I don’t watch television. I’ve never wanted a television in the house. There are books to read and art to see.

My parents’ expectations of me were I could be anything I wanted to be, but I better be the best I could be. Dream the impossible dream, but be prepared to pay the price to make it come true.

Fun for me is business.

I think the cultural assets of the Sarasota community are what set it apart from other sun-kissed, beachfront, golfing areas in Florida and elsewhere. The arts make Sarasota different.

In this business, you have to be a good storyteller. You have to be able to paint a picture of what the lifestyle is like, what living in a particular house will be like.

When I started working, my mother told me to always buy the most expensive jacket I could afford. And she said to find an accessory that changes the look, so the accessory that changes the look for me became scarves. I could dress something up or I could dress it down. That’s what began my lifelong collection and love affair with the scarf.

In 1957, my parents moved full time from Tampa to the north end of Longboat Key. We had a little cottage. Daddy exercised his spirit of entrepreneurship and opened a marina. My earliest, fondest memories are of Longboat Key.

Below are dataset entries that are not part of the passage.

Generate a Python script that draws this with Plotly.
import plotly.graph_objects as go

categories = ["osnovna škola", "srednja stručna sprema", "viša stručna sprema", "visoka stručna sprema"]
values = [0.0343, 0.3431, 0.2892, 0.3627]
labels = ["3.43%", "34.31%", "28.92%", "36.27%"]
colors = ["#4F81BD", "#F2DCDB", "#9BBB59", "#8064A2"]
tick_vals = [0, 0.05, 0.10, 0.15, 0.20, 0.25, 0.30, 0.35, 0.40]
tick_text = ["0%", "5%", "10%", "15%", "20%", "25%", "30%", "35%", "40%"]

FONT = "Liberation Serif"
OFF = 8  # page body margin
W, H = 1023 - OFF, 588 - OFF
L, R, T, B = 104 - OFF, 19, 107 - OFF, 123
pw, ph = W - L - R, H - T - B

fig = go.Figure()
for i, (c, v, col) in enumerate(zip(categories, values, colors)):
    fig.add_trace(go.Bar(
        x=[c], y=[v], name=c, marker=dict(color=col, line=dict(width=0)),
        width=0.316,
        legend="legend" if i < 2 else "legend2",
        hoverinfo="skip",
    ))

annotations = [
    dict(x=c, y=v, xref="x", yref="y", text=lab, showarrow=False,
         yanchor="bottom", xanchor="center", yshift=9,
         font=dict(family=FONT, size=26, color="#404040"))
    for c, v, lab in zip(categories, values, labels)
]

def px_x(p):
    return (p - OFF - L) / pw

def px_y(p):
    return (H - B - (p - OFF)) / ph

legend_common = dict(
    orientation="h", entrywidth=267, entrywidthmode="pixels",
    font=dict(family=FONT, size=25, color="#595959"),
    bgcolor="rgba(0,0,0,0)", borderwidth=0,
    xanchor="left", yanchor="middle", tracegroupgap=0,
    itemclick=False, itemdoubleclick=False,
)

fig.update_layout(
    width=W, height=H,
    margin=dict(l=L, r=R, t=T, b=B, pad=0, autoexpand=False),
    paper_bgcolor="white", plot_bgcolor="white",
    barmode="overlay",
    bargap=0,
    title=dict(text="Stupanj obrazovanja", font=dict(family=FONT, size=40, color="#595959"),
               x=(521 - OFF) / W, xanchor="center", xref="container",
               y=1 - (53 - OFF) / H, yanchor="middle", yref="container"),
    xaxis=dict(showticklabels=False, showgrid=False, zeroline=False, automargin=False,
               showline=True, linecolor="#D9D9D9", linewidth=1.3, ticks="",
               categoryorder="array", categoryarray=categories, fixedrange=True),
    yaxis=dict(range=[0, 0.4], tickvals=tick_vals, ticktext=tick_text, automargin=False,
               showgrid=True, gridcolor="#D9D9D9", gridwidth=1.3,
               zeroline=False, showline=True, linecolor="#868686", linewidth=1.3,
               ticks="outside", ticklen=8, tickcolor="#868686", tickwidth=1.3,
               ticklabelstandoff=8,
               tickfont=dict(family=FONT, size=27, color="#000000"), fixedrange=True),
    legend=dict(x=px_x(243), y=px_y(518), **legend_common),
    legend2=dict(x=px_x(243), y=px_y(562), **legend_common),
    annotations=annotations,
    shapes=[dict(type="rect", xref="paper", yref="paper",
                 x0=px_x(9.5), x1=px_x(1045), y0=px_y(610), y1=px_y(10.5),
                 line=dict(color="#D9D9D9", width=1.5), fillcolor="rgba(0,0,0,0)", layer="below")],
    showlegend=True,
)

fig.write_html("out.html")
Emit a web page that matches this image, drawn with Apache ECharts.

My name (Saunders was named for an ancestor, 16th-century English poet Michael Drayton) helped me in the early days because when Michael Saunders called and they thought it was a man on the phone, I’d get my foot in the door — and I wouldn’t take it out.

Selby Gardens, I never tire of going there. I never tire of Ringling. I never tire of the beach.

I needed $5,000 to start the business in 1976, but, as a woman, I couldn’t get a loan. A client said he’d co-sign, and I gave him my word that, no matter how long it takes, I will pay back every dime.

I’m a great, great believer in public education. Without a strong educational system throughout the state of Florida, we’re not going to attract people who have children to raise.

I got a full scholarship to the University of Florida’s law school, but I needed a fellowship to attend. When I went to be interviewed for the fellowship, I was very politely told that they didn’t give fellowships to women. I said OK. If those are the rules of the game, I need to come home and I need to work. Fortunately, they needed a history teacher at Manatee High School, so I taught for a year.

When I started my business, real estate companies then were a conglomeration of mismatched desks and chairs and, if there were photographs of properties, they were taped to the window and would curl and turn yellow in the sun. And people were not dressed professionally. Agents would come in wearing shorts and sandals. You’re helping people make really important decisions, so why shouldn’t you reflect that degree of professionalism? It was my goal to establish a real estate company where the offices looked professional and the people dressed professionally.

Probably one of the things that I think is most important is the lack of affordable housing in our market area — and I think that’s true across the country — but I think it’s particularly true here, and I think that’s something that as a community we have to face.

More that 20 years ago, when the Ringling estate’s Ca’ d’Zan mansion was falling apart, and the balustrades were crumbling and the roof was leaking and the paintings on the ceiling were water-stained, I headed the capital campaign to restore it. That was 1995 maybe. It makes me feel full of joy to walk through Ca’ d’Zan today.

The Cortez fishermen loved to stop and chat with my father. He was quite the storyteller. We’d wake up in the morning, and one of the Cortez fishermen had left two or three trout on our doorstep or a couple of redfish for breakfast.

In the real estate business, you need solid core values and the right people, but marketing was always the underpinning of everything.